近年、内定者に「会社のリアル」を知ってもらうことを目的とし、対外的な会社案内パンフレットではなく社内報を送付する企業が増えています。内定をもらいホッとしている彼らにも響くことでしょう。
企画2
入社1年目! 各課の新人、その後を追う!
「ある日のタイムスケジュール」
社員に「この会社で働く未来の自分像」を見せ、キャリアパスを描きやすく誘導するのも社内報の役目です。この場合は、内定者に、近い将来の自分の姿を具体的に見せて不安を払拭してあげましょう。
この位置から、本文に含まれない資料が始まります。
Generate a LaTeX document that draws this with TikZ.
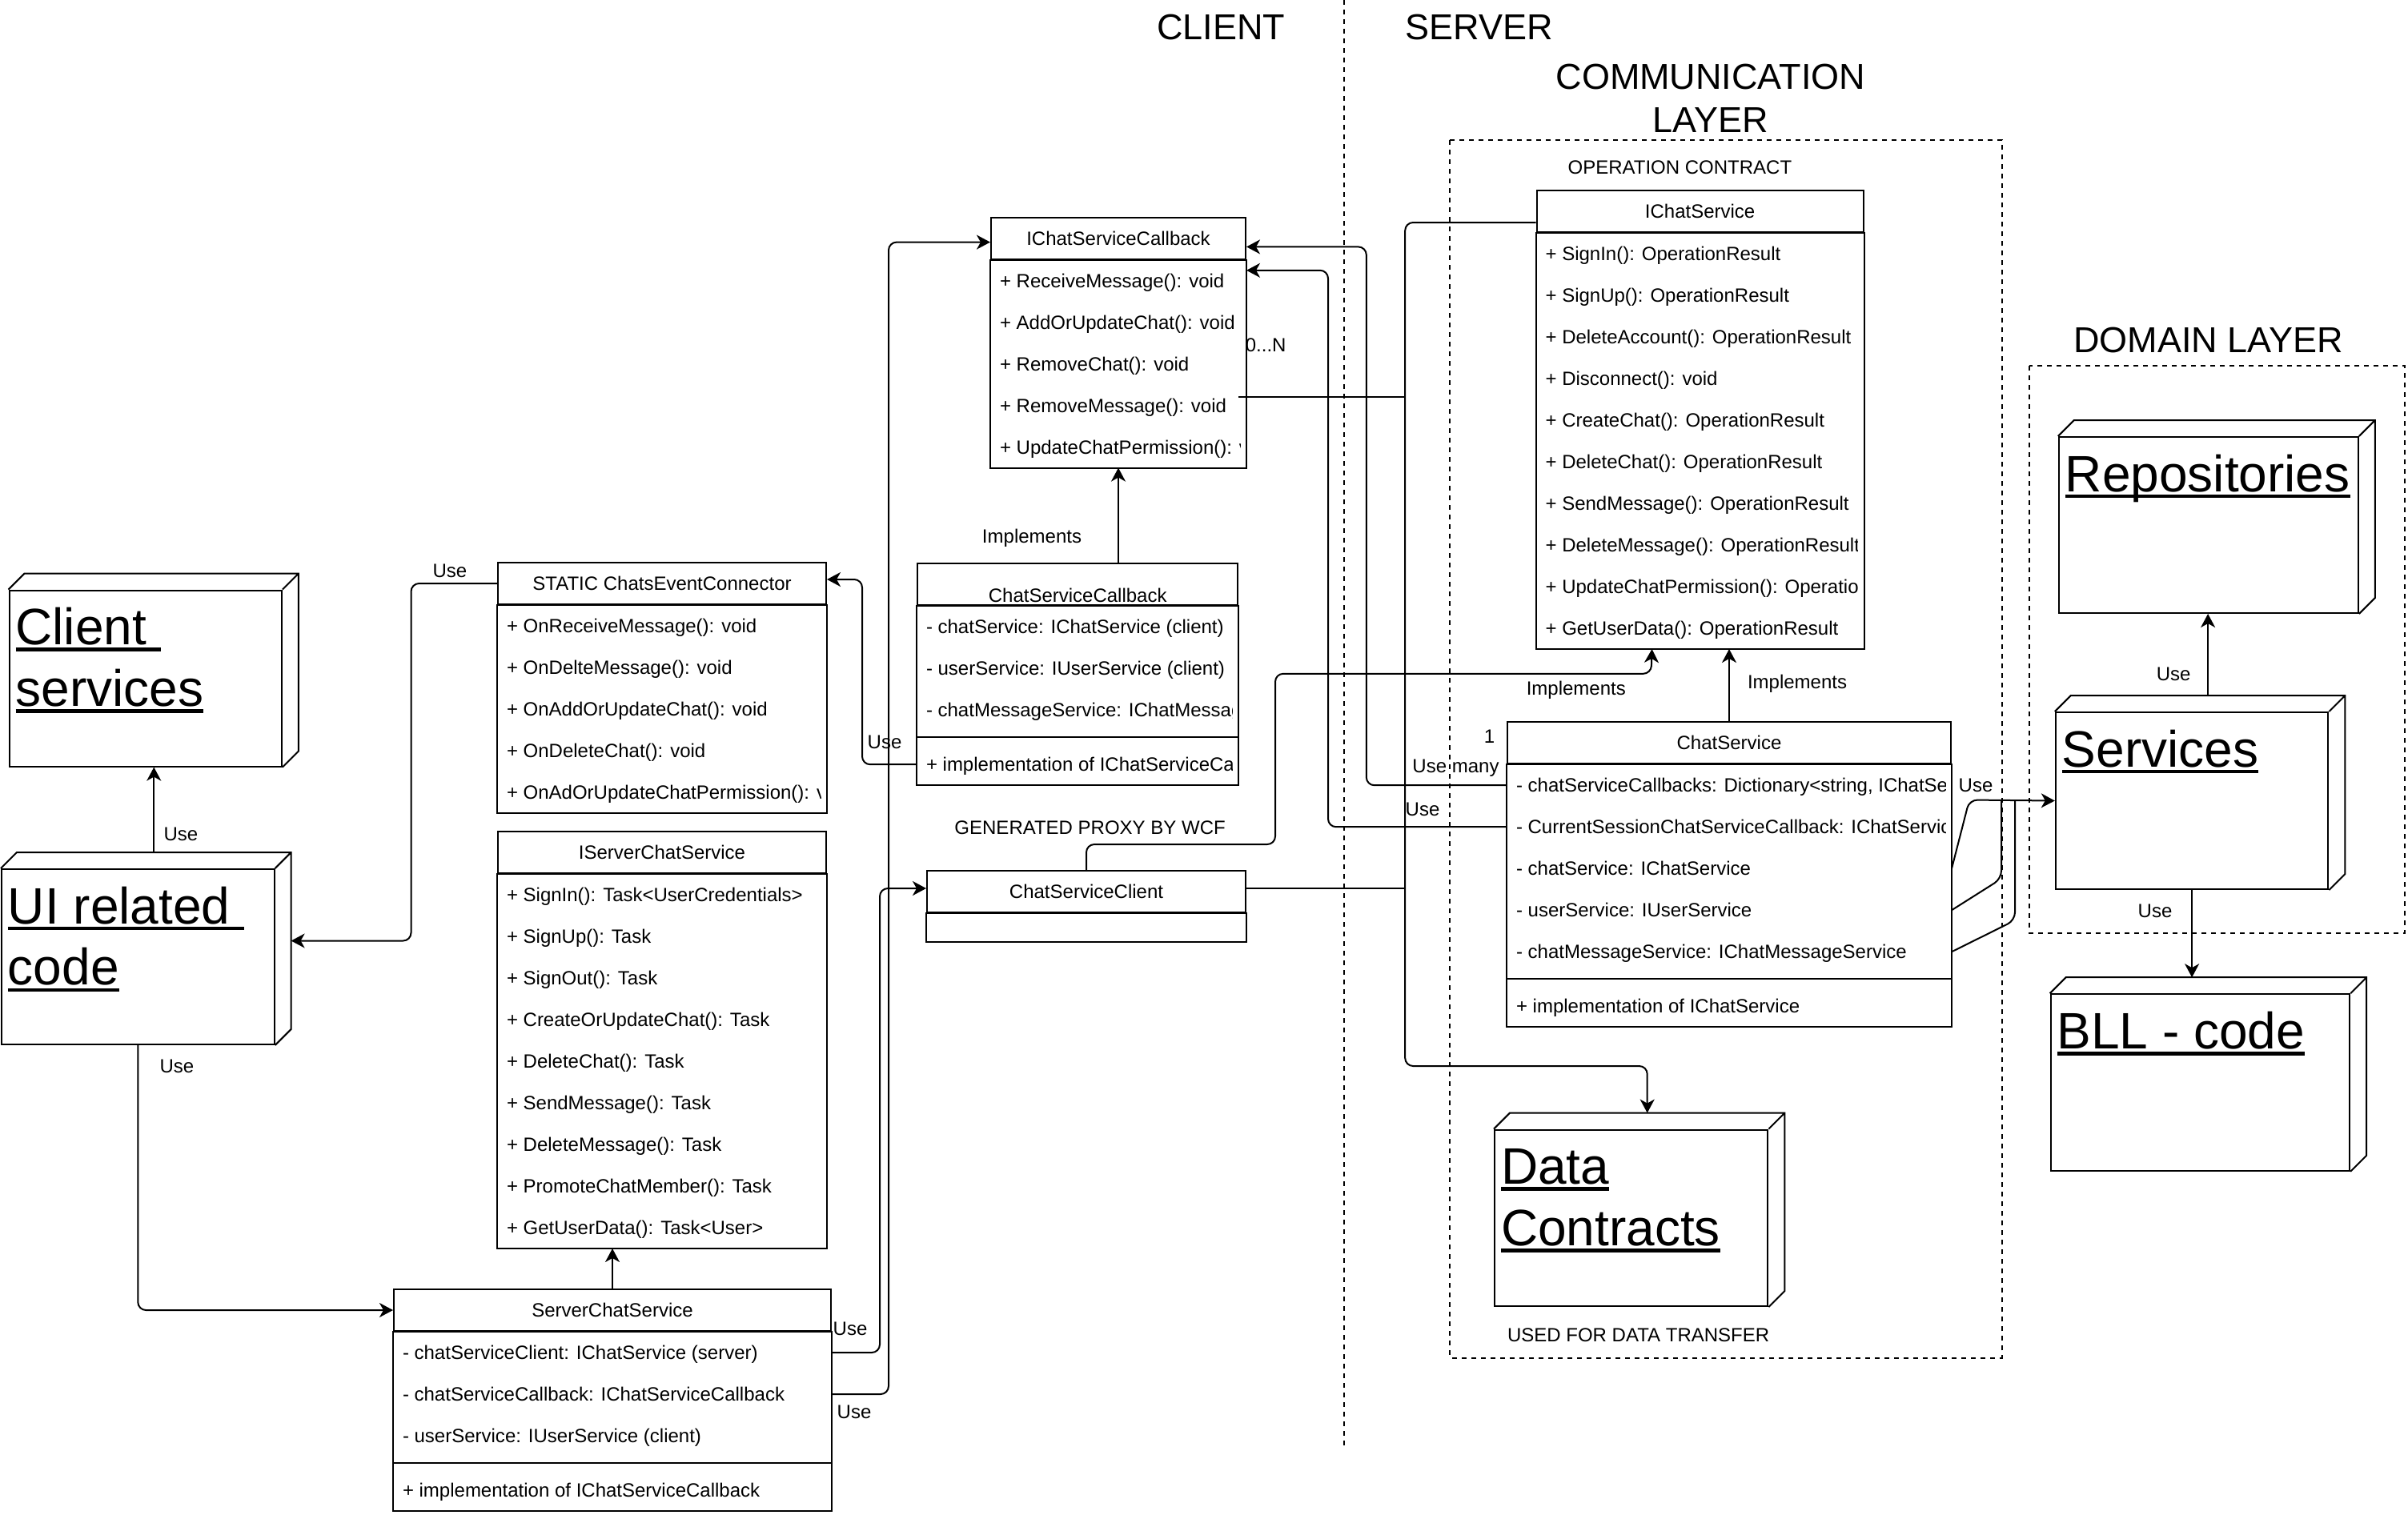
\documentclass[tikz,border=0pt]{standalone}
\usepackage{fontspec}
\setmainfont{Liberation Sans}
\usepackage{tikz}
\usetikzlibrary{arrows.meta}
\tikzset{>={Stealth[length=8.5pt,width=9pt,inset=2.5pt]}}
\tikzset{
	classhead/.style={draw, anchor=north west, minimum height=26pt, inner sep=0pt, text height=8.6pt, text depth=0pt, font=\fontsize{12}{14.4}\selectfont},
	member/.style={anchor=base west, inner sep=0pt, text height=8.6pt, text depth=0pt, font=\fontsize{12}{14.4}\selectfont},
	note/.style={inner sep=0pt, text height=8.6pt, text depth=0pt, font=\fontsize{12}{14.4}\selectfont},
	headline/.style={inner sep=0pt, align=center, font=\fontsize{22.5}{27}\selectfont},
	cubeface/.style={draw, anchor=north west, inner sep=0pt},
	cubelabel/.style={anchor=base west, inner sep=0pt, font=\fontsize{32}{38.4}\selectfont},
	layerbox/.style={draw, dashed},
}
% underlined text
\newcommand{\undl}[1]{\setbox0\hbox{#1}\rlap{\rule[-0.13em]{\wd0}{0.07em}}\box0}
% 3d node: name, front top left, width, height, label
\newcommand{\umlnode}[5]{%
	\node[cubeface, minimum width=#3pt, minimum height=#4pt] (#1) at (#2) {};
	\draw (#1.north west) -- ++(10,-10) -| ([shift={(10,-10)}]#1.south east) -- (#1.south east) (#1.north east) -- ++(10,-10);
	\node[cubelabel] (#1-text) at ([shift={(4,34.5)}]#1.north west) {\begin{tabular}[t]{@{}l@{}}#5\end{tabular}};
}
% class: name, top left, width, title, fields, method
\newcommand{\umlclass}[6]{%
	\node[classhead, minimum width=#3pt] (#1) at (#2) {#4};
	\begin{scope}
		\clip (#1.south west) rectangle ([shift={(-4,600)}]#1.south east);
		\foreach \entry [count=\row] in {#5} {
			\node[member] (#1-\row) at ([shift={(5.5,26*\row-8.7)}]#1.south west) {\entry};
			\coordinate (#1-end) at ([shift={(0,26*\row)}]#1.south east);
		}
	\end{scope}
	\if\relax\detokenize{#6}\relax
		\draw (#1.south west) rectangle (#1-end);
	\else
		\coordinate (#1-sep) at ([shift={(0,4)}]#1-end);
		\coordinate (#1-msw) at (#1-sep -| #1.west);
		\draw (#1.south west) rectangle ([shift={(0,34)}]#1-end);
		\draw (#1-sep) -- (#1-msw);
		\begin{scope}
			\clip (#1-msw) rectangle ([shift={(-4,30)}]#1-sep);
			\node[member] (#1-m) at ([shift={(5.5,21.3)}]#1-msw) {#6};
		\end{scope}
	\fi
}

\begin{document}
\begin{tikzpicture}[x=1pt, y=-1pt, line width=1pt]
		% Canvas
		\fill[white] (0,0) rectangle (1504,946);
		\useasboundingbox (0,0) rectangle (1504,946);

		% Titles
		\node[headline] (client) at (762.5,16.9) {CLIENT};
		\node[headline] (server) at (923.7,16.9) {SERVER};
		\node[headline] (comm) at (1068.4,61.4) {COMMUNICATION\\LAYER};
		\node[headline] (domain) at (1379.4,212.7) {DOMAIN LAYER};
		\node[note] (opcontract) at (1049.2,104.6) {OPERATION CONTRACT};
		\node[note] (proxy) at (680.8,517) {GENERATED PROXY BY WCF};
		\node[note] (transfer) at (1023.3,834) {USED FOR DATA TRANSFER};

		% Borders
		\draw[dashed] (839.4,0) -- (839.4,903.5);
		\draw[layerbox] (905.7,87.7) rectangle (1250.5,848.3);
		\draw[layerbox] (1267.5,228.5) rectangle (1502.2,582.9);

		% Nodes
		\umlnode{csrv}{5.25,368.3}{170.2}{110}{\undl{Client\ }\\\undl{services}}
		\umlnode{ui}{0.5,542.5}{170.3}{109.5}{\undl{UI related\ }\\\undl{code}}
		\umlnode{dc}{933,705.3}{170.7}{110.2}{\undl{Data}\\\undl{Contracts}}
		\umlnode{rep}{1285.4,272.5}{187}{110}{\undl{Repositories}}
		\umlnode{ser}{1283.4,444.5}{170.3}{110.5}{\undl{Services}}
		\umlnode{bll}{1280.3,620.6}{186.8}{110.3}{\undl{BLL - code}}

		% Classes
		\umlclass{cec}{310.5,351}{205}{STATIC ChatsEventConnector}{+ OnReceiveMessage(): void, + OnDelteMessage(): void, + OnAddOrUpdateChat(): void, + OnDeleteChat(): void, + OnAdOrUpdateChatPermission(): void}{}
		\umlclass{iscs}{310.5,519}{205}{IServerChatService}{+ SignIn(): Task<UserCredentials>, + SignUp(): Task, + SignOut(): Task, + CreateOrUpdateChat(): Task, + DeleteChat(): Task, + SendMessage(): Task, + DeleteMessage(): Task, + PromoteChatMember(): Task, + GetUserData(): Task<User>}{}
		\umlclass{scs}{245.5,805}{273}{ServerChatService}{- chatServiceClient: IChatService (server), - chatServiceCallback: IChatServiceCallback, - userService: IUserService (client)}{+ implementation of IChatServiceCallback}
		\umlclass{icscb}{618.5,135.3}{159}{IChatServiceCallback}{+ ReceiveMessage(): void, + AddOrUpdateChat(): void, + RemoveChat(): void, + RemoveMessage(): void, + UpdateChatPermission(): void}{}
		\umlclass{ccb}{572.5,351.6}{200.2}{\raisebox{-7pt}{ChatServiceCallback}}{- chatService: IChatService (client), - userService: IUserService (client), - chatMessageService: IChatMessageService (client)}{+ implementation of IChatServiceCallback}
		\umlclass{icsv}{959.3,118.5}{204}{IChatService}{+ SignIn(): OperationResult, + SignUp(): OperationResult, + DeleteAccount(): OperationResult, + Disconnect(): void, + CreateChat(): OperationResult, + DeleteChat(): OperationResult, + SendMessage(): OperationResult, + DeleteMessage(): OperationResult, + UpdateChatPermission(): OperationResult, + GetUserData(): OperationResult}{}
		\umlclass{chs}{941,450.6}{277}{ChatService}{{- chatServiceCallbacks: Dictionary<string, IChatSe}, - CurrentSessionChatServiceCallback: IChatServiceCallback, - chatService: IChatService, - userService: IUserService, - chatMessageService: IChatMessageService}{+ implementation of IChatService}
		%% Proxy
		\node[classhead, minimum width=199pt] (csc) at (578.5,543.5) {ChatServiceClient};
		\draw (csc.south west) rectangle ([shift={(0,18)}]csc.south east);

		% Client connectors
		\draw[->] ([shift={(10,-10)}]ui.north) coordinate (ui-top) -- (ui-top |- csrv.south);
		\draw[->, rounded corners=5pt] (cec.west) -- ++(-53.75,0) |- ([shift={(10,-10)}]ui.east);
		\draw[->, rounded corners=5pt] (ui.south) |- (scs.west);
		\draw[->] (scs.north) -- (scs.north |- iscs-end);
		\draw[->, rounded corners=5pt] (scs.east |- scs-1) -- ++(30,0) |- ([yshift=2pt]csc.west);
		\draw[->, rounded corners=5pt] (scs.east |- scs-2) -- ++(35.5,0) |- ([yshift=-2.5pt]icscb.west);
		\draw[->, rounded corners=5pt] (ccb.west |- ccb-m) -- ++(-34,0) |- ([yshift=2.5pt]cec.east);
		\draw[->] (ccb.north -| icscb.south) -- (icscb-end -| icscb.south);

		% Server connectors
		\coordinate (icsv-b) at (icsv-end -| icsv.south);
		\coordinate (trunk) at (877.6,666);
		\draw[->, rounded corners=5pt] (csc.north) |- (796.5,527.5) |- (1031.3,420.9) -- ([xshift=-30pt]icsv-b);
		\draw[->] (chs.north) -- (chs.north |- icsv-end);
		\draw[->, rounded corners=5pt] (chs.west |- chs-1) -- ++(-87.6,0) |- ([yshift=-5.4pt]icscb.east);
		\draw[->, rounded corners=5pt] (chs.west |- chs-2) -- ++(-111.5,0) |- ([yshift=-20.1pt]icscb.east);
		\draw[->, rounded corners=5pt] ([yshift=-7pt]icsv.west) -| (trunk) -| ([shift={(10,-10)}]dc.north);
		\draw ([yshift=2pt]csc.east) coordinate (csc-r) -- (csc-r -| trunk);
		\draw ([shift={(-5,99.2)}]icscb.east) coordinate (icscb-r) -- (icscb-r -| trunk);
		%% To domain
		\draw[->, rounded corners=5pt] (chs.east |- chs-3) -- (1230,499.75) -- (ser.west);
		\draw[rounded corners=5pt] (chs.east |- chs-4) -- (1250,549) -- (1250,499.75);
		\draw[rounded corners=5pt] (chs.east |- chs-5) -- (1258.5,575) -- (1258.5,499.75);
		\coordinate (bll-top) at ([shift={(10,-10)}]bll.north);
		\draw[->] ([shift={(10,-10)}]ser.north) coordinate (ser-top) -- (ser-top |- rep.south);
		\draw[->] (ser.south) -- (ser.south |- bll-top);

		% Labels
		\node[note] (use-cs) at (113,521) {Use};
		\node[note] (use-cec) at (281,356.5) {Use};
		\node[note] (use-scs) at (110.5,666) {Use};
		\node[note] (use-csc) at (531,830) {Use};
		\node[note] (use-icscb) at (533.5,882) {Use};
		\node[note] (use-ccb) at (552.5,463.3) {Use};
		\node[note] (impl-ccb) at (644.5,335) {Implements};
		\node[note] (impl-csc) at (984.4,430) {Implements};
		\node[note] (impl-chs) at (1122.5,426) {Implements};
		\node[note] (one) at (930.2,460.1) {1};
		\node[note] (use-many) at (892.9,478.3) {Use};
		\node[note] (many) at (921.6,478.3) {many};
		\node[note] (use-cur) at (888.5,505.6) {Use};
		\node[note] (zero-n) at (790.6,215.2) {0...N};
		\node[note] (use-ser) at (1234,490.5) {Use};
		\node[note] (use-rep) at (1357.6,421) {Use};
		\node[note] (use-bll) at (1346,568.8) {Use};
	\end{tikzpicture}
\end{document}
例えば入社1年目で各課に配属されている人を1名ずつ取り上げ、1日のタイムスケジュールを円グラフ化します。就業時間内だけでなく、起床から睡眠までを紹介することで、ワークライフバランスが具体的に分かります。
(例)
・6:30起床
・8:00 家を出る(電車内はスマホで資格の勉強(e-ラーニング))
・9:00 出社
・9:15 朝礼(前日からの引き継ぎ事項を先輩と確認)
・午前中 作業工程を書面化。先輩のチェック後、修正作業
・12:00 ランチ、昼休憩
・13:00 全体会議
・14:30 外回り(××社と●●社へ先輩と同行)
・17:00 帰社。報告書作成
・19:00 退勤
・20:00 同期で飲み会
・23:00 帰宅
・24:00 就寝
「社会人になると大変なのかな」「どんな毎日になるんだろう…」と不安いっぱいの内定者に、かなり具体的に1日の流れを想像してもらえます。会社と内定者の「ギャップ」を埋めることに社内報が一役買えるチャンスです。
企画3
内定者からの質問に、先輩社員が答える!
「Q&A 素朴な疑問ズバリ解決」
内定者用SNS・グループウェアの活用率を上げ、さらに内定者の社内報への興味をひき、社内報の存在を知ってもらう企画です。人事担当者に「当社では社内報というものを発行していて、社員全体が情報共有するツールとして活用していること」をSNSでコメントしてもらい「次号は、内定者なんでもQuestionのような体裁で皆さんからのギモン(匿名可)に社員が答えてくれます。一人1個、質問を投稿してください」というようにSNSを使って質問を集めることで、SNSと社内報、双方の活用率を高めてください。